Your output is the lines from the first one to the one containing "return xt, a * xt ** 2 + b * xt", repeated exactly, with images left out.

-- start --

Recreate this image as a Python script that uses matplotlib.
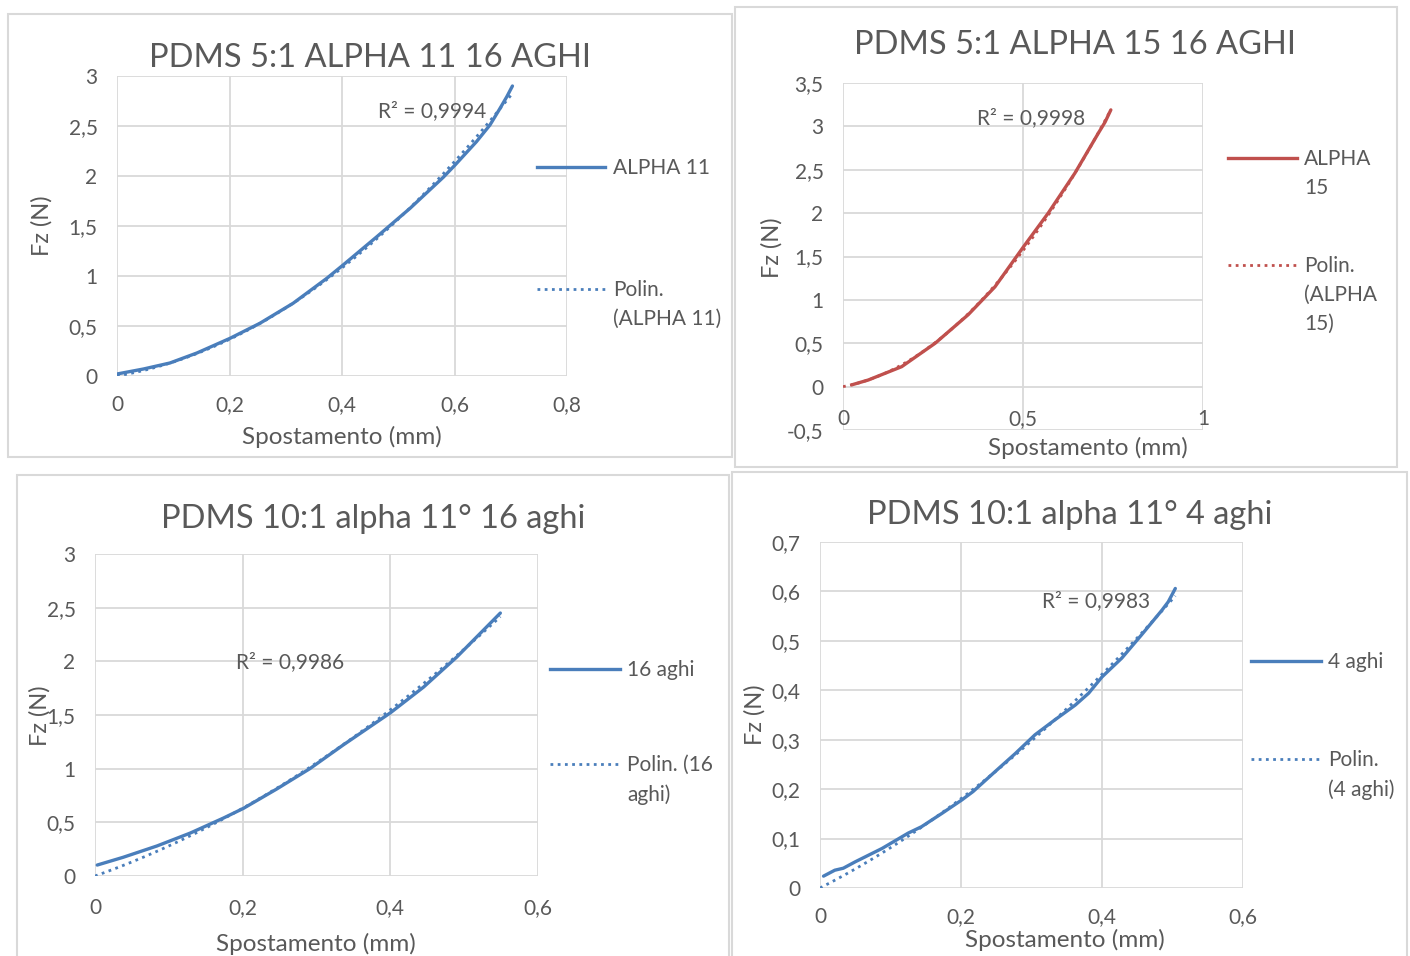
import numpy as np
import matplotlib.pyplot as plt
from matplotlib.lines import Line2D
from matplotlib.patches import Rectangle
from matplotlib.ticker import FuncFormatter, MultipleLocator

plt.rcParams['font.family'] = ['Lato', 'DejaVu Sans']

# --- data ---
x_a11 = [0.0, 0.047, 0.094, 0.142, 0.201, 0.254, 0.313, 0.373, 0.402, 0.462, 0.521, 0.580,
         0.601, 0.639, 0.663, 0.681, 0.693, 0.703]
y_a11 = [0.02, 0.07, 0.13, 0.23, 0.377, 0.527, 0.727, 0.977, 1.11, 1.393, 1.677, 1.987,
         2.11, 2.343, 2.51, 2.677, 2.793, 2.90]

x_a15 = [0.024, 0.070, 0.163, 0.256, 0.348, 0.422, 0.501, 0.570, 0.644, 0.709, 0.728, 0.744]
y_a15 = [0.02, 0.076, 0.23, 0.50, 0.83, 1.15, 1.61, 2.0, 2.46, 2.92, 3.05, 3.19]

x_16 = [0.003, 0.038, 0.084, 0.129, 0.174, 0.201, 0.246, 0.291, 0.336, 0.40, 0.445, 0.49,
        0.526, 0.549]
y_16 = [0.102, 0.174, 0.28, 0.40, 0.54, 0.63, 0.81, 1.0, 1.22, 1.52, 1.76, 2.04, 2.29, 2.45]

x_4 = [0.005, 0.021, 0.033, 0.050, 0.088, 0.125, 0.144, 0.173, 0.201, 0.217, 0.248, 0.277,
       0.305, 0.333, 0.362, 0.381, 0.400, 0.428, 0.456, 0.485, 0.494, 0.504]
y_4 = [0.024, 0.036, 0.040, 0.053, 0.080, 0.111, 0.124, 0.151, 0.178, 0.195, 0.235, 0.272,
       0.310, 0.340, 0.370, 0.394, 0.427, 0.465, 0.512, 0.562, 0.579, 0.606]

BLUE = '#4A7EBB'
RED = '#C0504D'
GRID = '#D9D9D9'
TXT = '#595959'

W, H = 1410, 956
fig = plt.figure(figsize=(W / 100, H / 100), dpi=100)


def fx(px):
    return px / W


def fy(py):
    return 1 - py / H


def comma(v, pos):
    return f'{v:g}'.replace('.', ',')


def poly_trend(x, y):
    # second-order polynomial trendline with intercept set to 0 (Excel option)
    x = np.asarray(x)
    A = np.column_stack([x ** 2, x])
    a, b = np.linalg.lstsq(A, np.asarray(y), rcond=None)[0]
    xt = np.linspace(0, x.max(), 200)
    return xt, a * xt ** 2 + b * xt


def panel(box, area, x, y, color, title, title_xy, xlab_xy, ylab_xy,
          xlim, xstep, ylim, ystep, r2, r2_xy, legend, xpad=14, zero_axis=False):
    fig.add_artist(Rectangle((fx(box[0]), fy(box[3])), (box[2] - box[0]) / W,
                             (box[3] - box[1]) / H, transform=fig.transFigure,
                             fill=False, edgecolor=GRID, lw=1.5))
    l, r, t, b = area
    ax = fig.add_axes([fx(l), fy(b), (r - l) / W, (b - t) / H])
    ax.plot(x, y, color=color, lw=2.4, solid_capstyle='round', solid_joinstyle='round')
    xt, yt = poly_trend(x, y)
    ax.plot(xt, yt, color=color, lw=2, ls=(0, (1, 1.6)))
    ax.set_xlim(*xlim)
    ax.set_ylim(*ylim)
    ax.xaxis.set_major_locator(MultipleLocator(xstep))
    ax.yaxis.set_major_locator(MultipleLocator(ystep))
    ax.xaxis.set_major_formatter(FuncFormatter(comma))
    ax.yaxis.set_major_formatter(FuncFormatter(comma))
    ax.grid(True, color=GRID, lw=1.3)
    ax.set_axisbelow(True)
    for s in ax.spines.values():
        s.set_visible(False)
    if zero_axis:
        ax.spines['bottom'].set_position(('data', 0))
    ax.tick_params(length=0, labelsize=15, labelcolor=TXT)
    ax.tick_params(axis='y', pad=14)
    ax.tick_params(axis='x', pad=xpad)
    ax.text(r2_xy[0], r2_xy[1], r2, fontsize=15, color=TXT, ha='center', va='center')
    fig.text(fx(title_xy[0]), fy(title_xy[1]), title, fontsize=23.5, color=TXT,
             ha='center', va='center')
    fig.text(fx(xlab_xy[0]), fy(xlab_xy[1]), 'Spostamento (mm)', fontsize=17.5,
             color=TXT, ha='center', va='center')
    fig.text(fx(ylab_xy[0]), fy(ylab_xy[1]), 'Fz (N)', fontsize=17, color=TXT,
             ha='center', va='center', rotation=90)
    # legend drawn like Excel: handle level with the first text line
    for (x0, x1, yy, tx, label, ls) in legend:
        fig.add_artist(Line2D([fx(x0), fx(x1)], [fy(yy), fy(yy)], color=color,
                              lw=2.4 if ls == '-' else 2,
                              ls='-' if ls == '-' else (0, (1, 1.6)),
                              transform=fig.transFigure))
        fig.text(fx(tx), fy(yy - 9), label, fontsize=15, color=TXT, ha='left',
                 va='top', linespacing=1.55)
    return ax


panel((8, 14, 732, 457), (117, 567, 76, 376), x_a11, y_a11, BLUE,
      'PDMS 5:1 ALPHA 11 16 AGHI', (370, 58), (342, 437), (42, 226),
      (0, 0.8), 0.2, (0, 3), 0.5, 'R² = 0,9994', (0.56, 2.65),
      [(537, 605, 167, 613, 'ALPHA 11', '-'),
       (537, 605, 289, 613, 'Polin.\n(ALPHA 11)', ':')])

panel((735, 7, 1397, 467), (843, 1203, 83, 430), x_a15, y_a15, RED,
      'PDMS 5:1 ALPHA 15 16 AGHI', (1075, 45), (1088, 448), (772, 248),
      (0, 1), 0.5, (-0.5, 3.5), 0.5, 'R² = 0,9998', (0.522, 3.1),
      [(1228, 1297, 158, 1304, 'ALPHA\n15', '-'),
       (1228, 1297, 265, 1304, 'Polin.\n(ALPHA\n15)', ':')],
      xpad=16, zero_axis=True)

panel((17, 475, 729, 960), (95, 538, 554, 876), x_16, y_16, BLUE,
      'PDMS 10:1 alpha 11° 16 aghi', (373, 519), (316, 944), (40, 716),
      (0, 0.6), 0.2, (0, 3), 0.5, 'R² = 0,9986', (0.264, 1.99),
      [(550, 620, 669, 627, '16 aghi', '-'),
       (550, 620, 764, 627, 'Polin. (16\naghi)', ':')], xpad=16)

panel((732, 472, 1407, 960), (820, 1243, 542, 888), x_4, y_4, BLUE,
      'PDMS 10:1 alpha 11° 4 aghi', (1070, 515), (1065, 940), (755, 715),
      (0, 0.6), 0.2, (0, 0.7), 0.1, 'R² = 0,9983', (0.391, 0.581),
      [(1251, 1321, 661, 1328, '4 aghi', '-'),
       (1251, 1321, 759, 1328, 'Polin.\n(4 aghi)', ':')], xpad=14)

fig.savefig('out.png', dpi=100, facecolor='white')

-- end --

SOLVED EXERCISE.
Recreate this image as a Python script that uses matplotlib.
import numpy as np
import matplotlib.pyplot as plt
from matplotlib.lines import Line2D
from matplotlib.patches import Rectangle
from matplotlib.ticker import FuncFormatter, MultipleLocator

plt.rcParams['font.family'] = ['Lato', 'DejaVu Sans']

# --- data ---
x_a11 = [0.0, 0.047, 0.094, 0.142, 0.201, 0.254, 0.313, 0.373, 0.402, 0.462, 0.521, 0.580,
         0.601, 0.639, 0.663, 0.681, 0.693, 0.703]
y_a11 = [0.02, 0.07, 0.13, 0.23, 0.377, 0.527, 0.727, 0.977, 1.11, 1.393, 1.677, 1.987,
         2.11, 2.343, 2.51, 2.677, 2.793, 2.90]

x_a15 = [0.024, 0.070, 0.163, 0.256, 0.348, 0.422, 0.501, 0.570, 0.644, 0.709, 0.728, 0.744]
y_a15 = [0.02, 0.076, 0.23, 0.50, 0.83, 1.15, 1.61, 2.0, 2.46, 2.92, 3.05, 3.19]

x_16 = [0.003, 0.038, 0.084, 0.129, 0.174, 0.201, 0.246, 0.291, 0.336, 0.40, 0.445, 0.49,
        0.526, 0.549]
y_16 = [0.102, 0.174, 0.28, 0.40, 0.54, 0.63, 0.81, 1.0, 1.22, 1.52, 1.76, 2.04, 2.29, 2.45]

x_4 = [0.005, 0.021, 0.033, 0.050, 0.088, 0.125, 0.144, 0.173, 0.201, 0.217, 0.248, 0.277,
       0.305, 0.333, 0.362, 0.381, 0.400, 0.428, 0.456, 0.485, 0.494, 0.504]
y_4 = [0.024, 0.036, 0.040, 0.053, 0.080, 0.111, 0.124, 0.151, 0.178, 0.195, 0.235, 0.272,
       0.310, 0.340, 0.370, 0.394, 0.427, 0.465, 0.512, 0.562, 0.579, 0.606]

BLUE = '#4A7EBB'
RED = '#C0504D'
GRID = '#D9D9D9'
TXT = '#595959'

W, H = 1410, 956
fig = plt.figure(figsize=(W / 100, H / 100), dpi=100)


def fx(px):
    return px / W


def fy(py):
    return 1 - py / H


def comma(v, pos):
    return f'{v:g}'.replace('.', ',')


def poly_trend(x, y):
    # second-order polynomial trendline with intercept set to 0 (Excel option)
    x = np.asarray(x)
    A = np.column_stack([x ** 2, x])
    a, b = np.linalg.lstsq(A, np.asarray(y), rcond=None)[0]
    xt = np.linspace(0, x.max(), 200)
    return xt, a * xt ** 2 + b * xt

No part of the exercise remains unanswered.